Interoception and the “Mind-Body” Connection

Interoception is our ability to sense what is happening inside our bodies: hunger, heart rate, and sexual arousal. Many neurodivergent people have “low interoceptive awareness.” You might not realize you’re turned on until you’re really turned on, or you might struggle to know when you’re reaching a sensory limit.

This can lead to “dissociation,” where you feel like a floating head watching your body from the corner of the room. It’s hard to have a “deeper connection” when you aren’t even connected to yourself.

The Tool: Grounding Rituals
Before jumping into physical intimacy, spend 5–10 minutes on co-regulation.

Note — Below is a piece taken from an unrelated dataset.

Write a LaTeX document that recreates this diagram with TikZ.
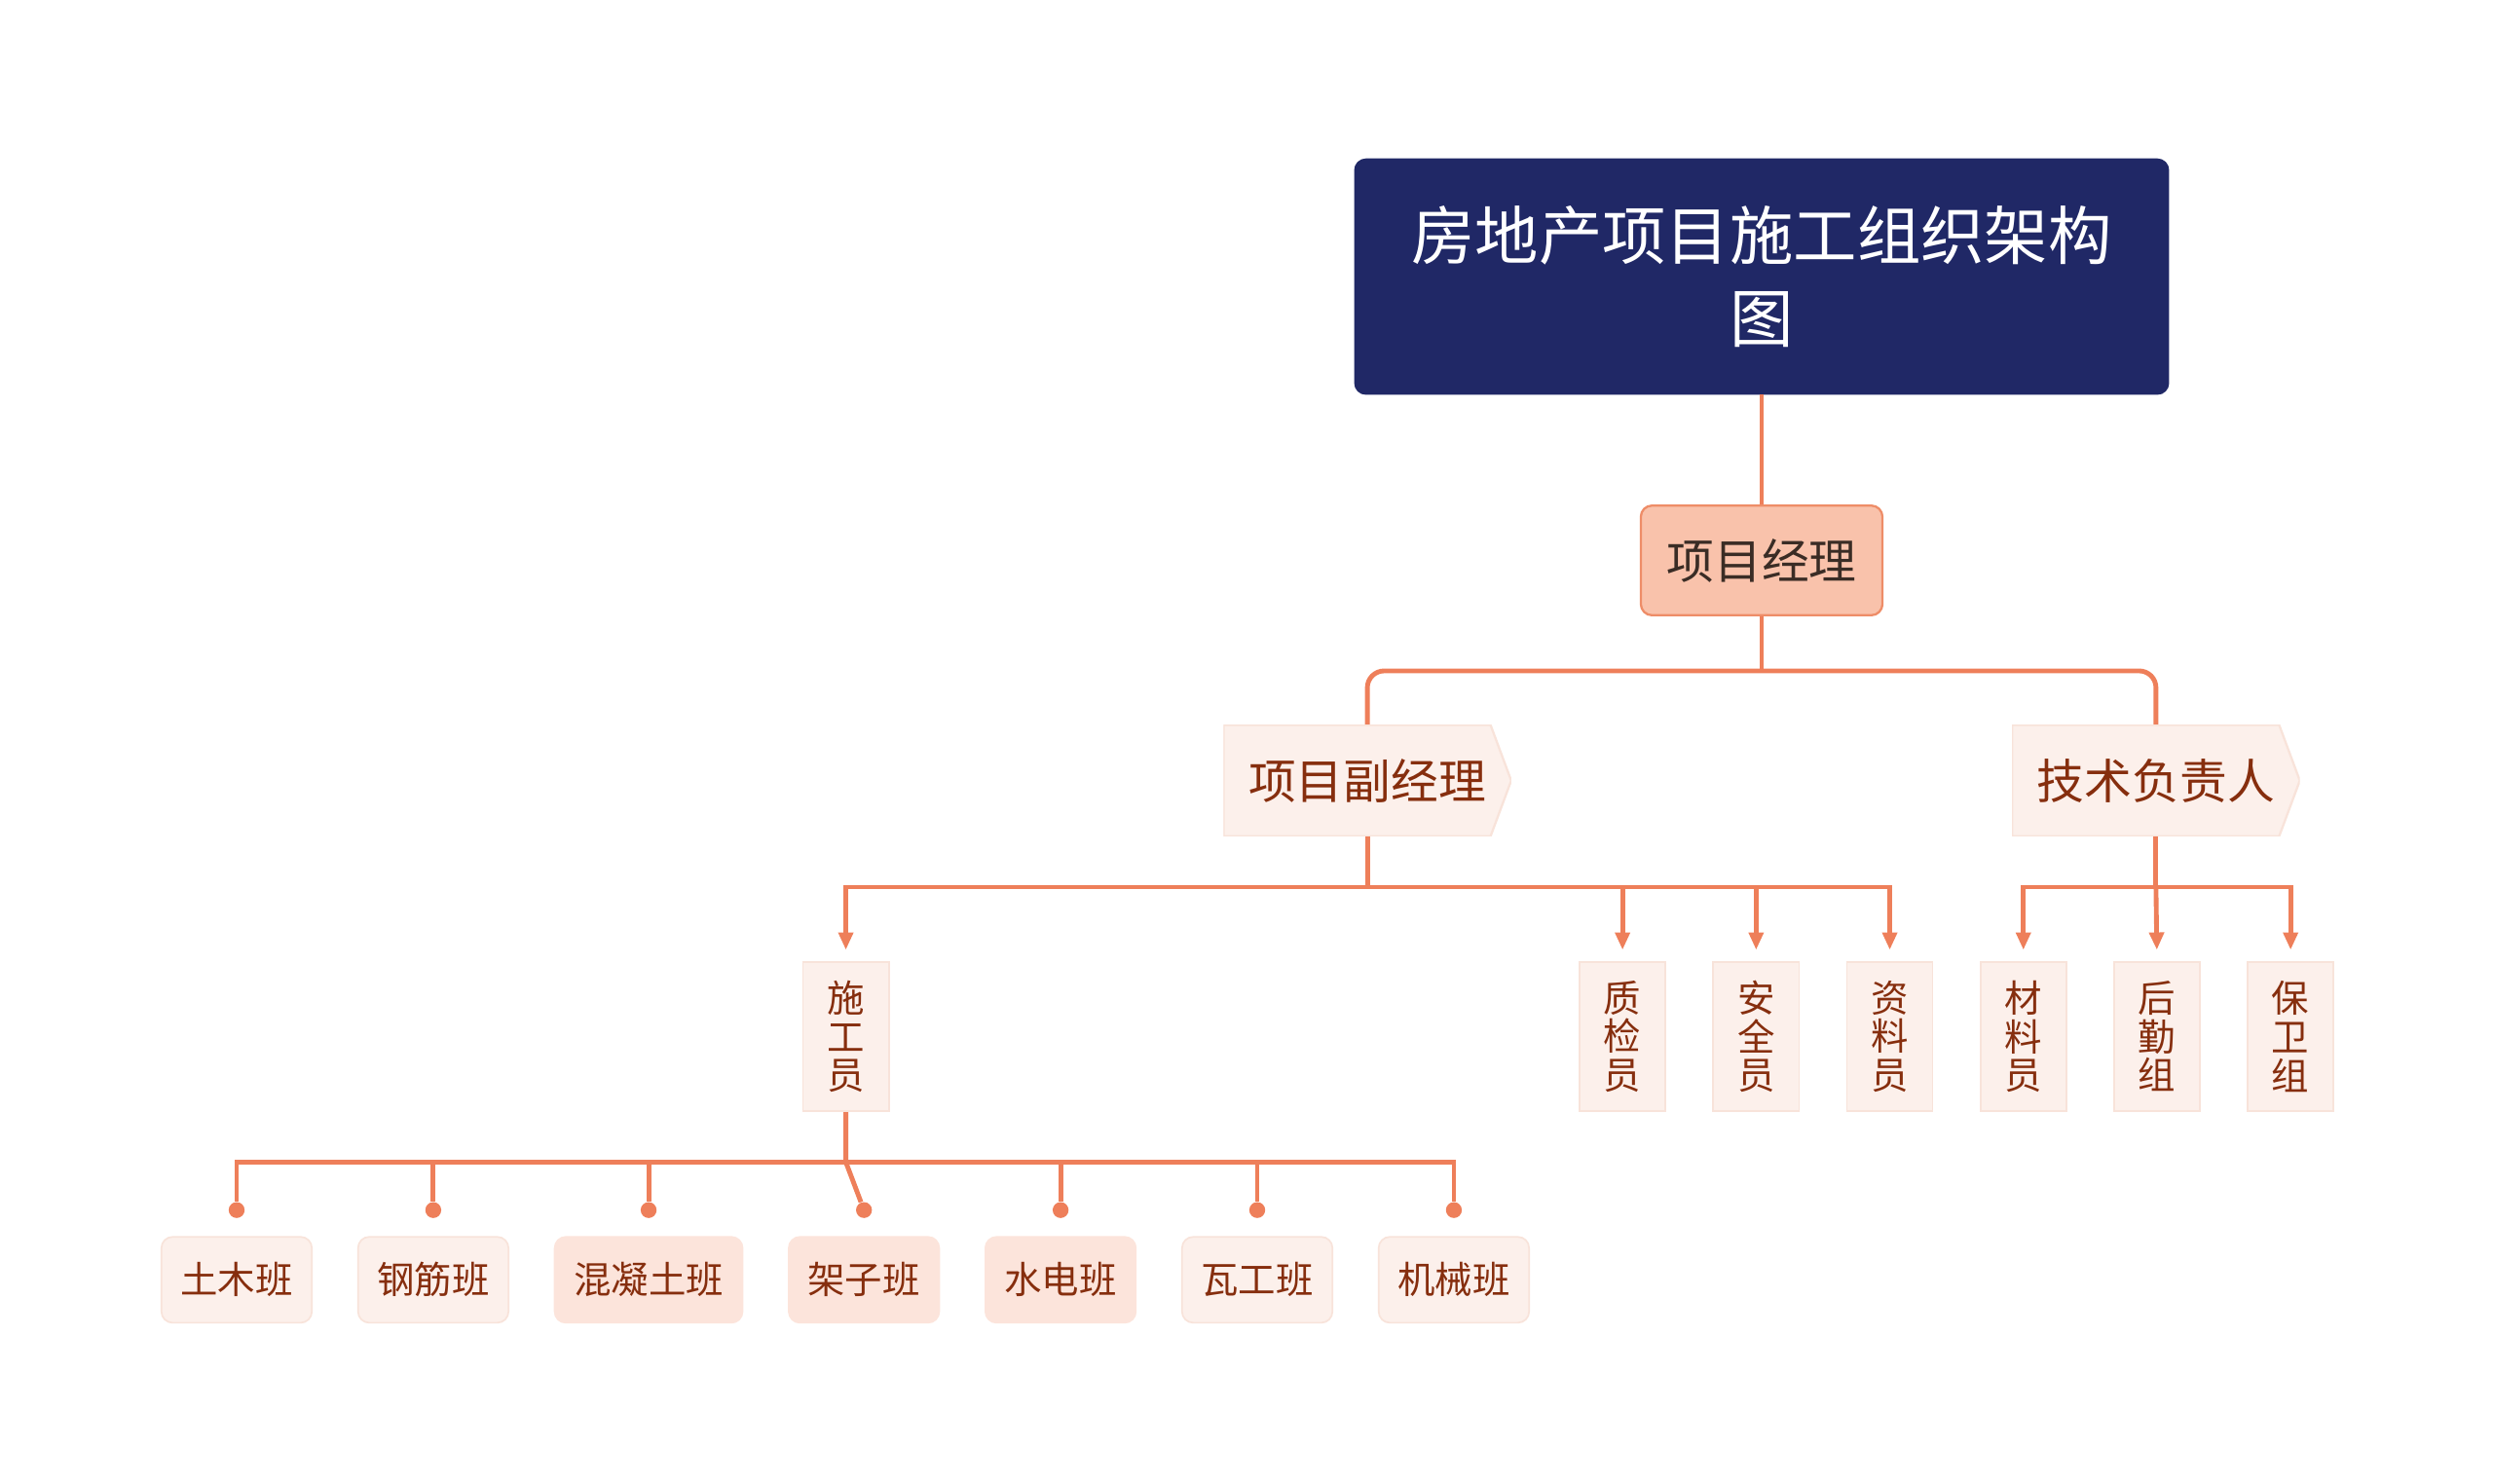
\documentclass[tikz,border=0pt]{standalone}
\usepackage{fontspec}
\setmainfont{Noto Sans CJK SC}
\usepackage{tikz}
\usetikzlibrary{arrows.meta,positioning,calc}
\definecolor{Navy}{HTML}{202866}
\definecolor{Coral}{HTML}{EE7F5A}
\definecolor{Salmon}{HTML}{F9C2AB}
\definecolor{SalmonLine}{HTML}{EE8D68}
\definecolor{Blush}{HTML}{FCF0EB}
\definecolor{BlushLine}{HTML}{F8E3DA}
\definecolor{Rose}{HTML}{FCE4DB}
\definecolor{Brick}{HTML}{862E0E}
\definecolor{Ink}{HTML}{3A2C25}
\tikzset{
  titlebox/.style={fill=Navy,draw=Navy,rounded corners=4pt,text=white,minimum width=10.24cm,minimum height=2.96cm,align=center,font=\fontsize{22.8}{29.6}\selectfont},
  pmbox/.style={fill=Salmon,draw=SalmonLine,line width=.8pt,rounded corners=4pt,text=Ink,minimum width=3.04cm,minimum height=1.38cm,font=\fontsize{17}{20}\selectfont},
  leadbox/.style={fill=white,minimum width=3.62cm,minimum height=1.4cm,text=Brick,font=\fontsize{17}{20}\selectfont,
    path picture={\draw[fill=Blush,draw=BlushLine,line width=.8pt]
      (path picture bounding box.north west) -- ([xshift=-.26cm]path picture bounding box.north east)
      -- (path picture bounding box.east) -- ([xshift=-.26cm]path picture bounding box.south east)
      -- (path picture bounding box.south west) -- cycle;}},
  staffbox/.style={fill=Blush,draw=BlushLine,line width=.6pt,text=Brick,minimum width=1.08cm,minimum height=1.88cm,align=center,font=\fontsize{13.4}{13.8}\selectfont},
  teambox/.style={fill=Blush,draw=BlushLine,line width=.6pt,rounded corners=4pt,text=Brick,inner xsep=.24cm,minimum height=1.08cm,font=\fontsize{13.4}{16}\selectfont},
  teamhot/.style={teambox,fill=Rose,draw=Rose},
  link/.style={draw=Coral,line width=1.7pt},
  feed/.style={link,-{Triangle[length=2.2mm,width=1.8mm]},shorten >=1.4mm},
  knob/.style={circle,fill=Coral,inner sep=0pt,minimum size=2mm}
}
\begin{document}
\begin{tikzpicture}[x=.02cm,y=-.02cm,node distance=.58cm]
  \useasboundingbox (0,0) rectangle (1568,933);
  \node[titlebox] (title) at (1108,174) {房地产项目施工组织架构\\图};
  \node[pmbox] (pm) at (1108,352.5) {项目经理};
  \node[leadbox] (vice) at (860,491) {项目副经理};
  \node[leadbox] (tech) at (1356,491) {技术负责人};

  \node[staffbox] (sgy) at (532,652) {施\\工\\员};
  \node[staffbox] (zjy) at (1020.5,652) {质\\检\\员};
  \node[staffbox,right=of zjy] (aqy) {安\\全\\员};
  \node[staffbox,right=of aqy] (zly) {资\\料\\员};
  \node[staffbox,right=of zly] (cly) {材\\料\\员};
  \node[staffbox,right=of cly] (hqz) {后\\勤\\组};
  \node[staffbox,right=of hqz] (bwz) {保\\卫\\组};

  \node[teambox,anchor=west] (tm) at (101,805) {土木班};
  \node[teambox,right=.56cm of tm] (gj) {钢筋班};
  \node[teamhot,right=.56cm of gj] (hnt) {混凝土班};
  \node[teamhot,right=.56cm of hnt] (jz) {架子班};
  \node[teamhot,right=.56cm of jz] (sd) {水电班};
  \node[teambox,right=.56cm of sd] (wg) {瓦工班};
  \node[teambox,right=.56cm of wg] (jx) {机械班};
  \foreach \t in {tm,gj,hnt,jz,sd,wg,jx}
    \node[knob,above=.22cm of \t] (\t k) {};

  \coordinate (b1) at (1108,422);
  \coordinate (b2) at (860,558);
  \coordinate (b2t) at (1356,558);
  \coordinate (b3) at (532,731);

  \draw[link] (title) -- (pm);
  \draw[link] (pm) -- (b1);
  \draw[link,rounded corners=6pt] (vice.north) |- (b1) -| (tech.north);

  \draw[link] (vice.south) -- (b2);
  \draw[feed] (b2) -| (sgy.north);
  \draw[feed] (b2) -| (zly.north);
  \foreach \n in {zjy,aqy}
    \draw[feed] (\n.north|-b2) -- (\n.north);
  \draw[link] (tech.south) -- (b2t);
  \draw[feed] (b2t) -| (cly.north);
  \draw[feed] (b2t) -| (bwz.north);
  \draw[feed] (b2t) -- (hqz.north);

  \draw[link] (sgy) -- (b3) -- (jzk);
  \draw[link] (b3) -| (tmk);
  \draw[link] (b3) -| (jxk);
  \foreach \t in {gj,hnt,sd,wg}
    \draw[link] (\t k|-b3) -- (\t k);
\end{tikzpicture}
\end{document}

  • Back-to-back breathing: Sit on the floor or bed, backs touching, and try to sync your breath.
  • Joint Compression: Have your partner provide firm, steady pressure to your arms or legs. This “tells” your brain where your body ends and the world begins.
  • The “Body Scan”: Use a professional-guided mindfulness track to help you check in with each part of your body. You can find resources on our blog or listen to our podcast for more on nervous system regulation.
 

Why Planning is the Ultimate Aphrodisiac

There is a major myth that “scheduled sex” is where romance goes to die. For the neurodivergent community, scheduling is a love language.

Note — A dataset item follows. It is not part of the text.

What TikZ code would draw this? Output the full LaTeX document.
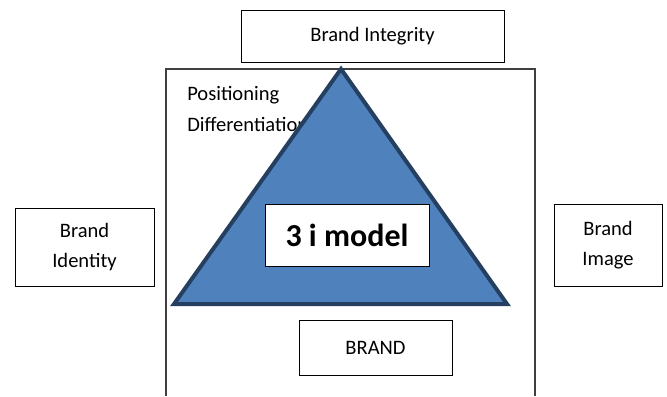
\documentclass[tikz,border=0pt]{standalone}
\usepackage{fontspec}
\setmainfont{Carlito}
\usetikzlibrary{positioning}
\definecolor{triblue}{RGB}{79,129,189}
\definecolor{trinavy}{RGB}{36,63,96}

\begin{document}
\begin{tikzpicture}[x=0.75pt, y=-0.75pt,
    box/.style={draw=black, line width=0.75pt, fill=white, inner sep=0pt, align=center,
                font=\fontsize{15.4}{22}\selectfont},
    tri/.style={draw=trinavy, fill=triblue, line width=3pt, line join=miter}]
    \useasboundingbox (0,0) rectangle (667,396);

    % outer frame, open at the bottom
    \draw[black!75, line width=0.8pt] (166,396) -- (166,69) -- (535,69) -- (535,396);

    % labels inside the frame
    \node[anchor=base west, inner sep=0pt, font=\fontsize{15.4}{22}\selectfont] (pos) at (187,100) {Positioning};
    \node[anchor=base west, inner sep=0pt, font=\fontsize{15.4}{22}\selectfont] (diff) at (187,131) {Differentiation};

    % triangle
    \coordinate (apex) at (341,69);
    \coordinate (baseL) at (174,304);
    \coordinate (baseR) at (507,304);
    \draw[tri] (apex) -- (baseL) -- (baseR) -- cycle;

    % boxes
    \node[box, minimum width=197.25pt, minimum height=39pt] (integrity) at (372.5,36) {Brand Integrity};
    \node[box, minimum width=104.25pt, minimum height=58.5pt] (identity) at (84.5,247) {Brand\\Identity};
    \node[box, minimum width=81pt, minimum height=61.5pt] (image) at (608,245) {Brand\\Image};
    \node[box, minimum width=114.75pt, minimum height=41.25pt] (brand) at (375.5,348) {BRAND};
    \node[box, minimum width=123pt, minimum height=46.5pt, font=\bfseries\fontsize{24}{28}\selectfont] (model) at (347,235) {3 i model};

\end{tikzpicture}
\end{document}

When sex is “spontaneous,” the neurodivergent partner has to transition from whatever they were hyper-focusing on (work, a hobby, a book) into an intimate headspace instantly. Transitions are notoriously difficult for ND brains. It feels like being jerked out of a warm pool into a cold room.

The Tool: The “Soft Launch”
Scheduling doesn’t mean you have a calendar alert that says “Sex: 9:00 PM.” It means you create a “runway.”

  • The Check-In: Send a text in the afternoon. “I’d love to connect tonight. How is your sensory budget looking?”
  • The Transition Ritual: Have a 30-minute period where you both put away phones, change into comfortable clothes, and engage in “parallel play” (doing your own thing in the same room) before moving into shared intimacy.
 

A New Definition of Intimacy

The most important takeaway is this: Intimacy doesn’t have to look like the movies to be real, healthy, or meaningful.

For some couples, the deepest connection happens during “sensory-safe” cuddling with noise-canceling headphones on. For others, it’s a highly structured evening of clear communication and deep pressure touch. For some people, sex may be playful and spontaneous once the environment feels right. For others, it may work best when it’s planned, talked through, and shaped around comfort first. All of that counts.

You do not need permission from culture, social media, or anyone else’s relationship script to build intimacy in a way that works for your brain and your body. But just in case a part of you still needs to hear it, here it is: you are allowed to do this your way. You are allowed to need more transition time. You are allowed to want less eye contact, more clarity, different touch, more breaks, more structure, or more softness. There is no shame in creating an intimate life that actually fits you.

Sometimes the most powerful shift is simply replacing the question “What am I supposed to want?” with “What helps me feel safe, present, and connected?” That question can change everything.

If you want a simple next step, try this on your own sometime this week:

  • Grab a notes app, journal, or scrap paper.
  • Write down one thing that helps your body relax, one thing that pulls you out of the moment, and one thing you want to communicate more clearly.
  • Finish this sentence: “Intimacy feels better for me when…”
  • You do not have to solve anything right away. Just notice what comes up.
 

Think of this as a small permission slip, not a performance review. No grades. No pressure. Just information. The more you understand your own wiring, the easier it becomes to build connection that feels less like work and more like coming home to yourself.

Your neurodivergence isn’t an obstacle to intimacy. It’s part of the map. And maps are meant to be read with curiosity, not judgment.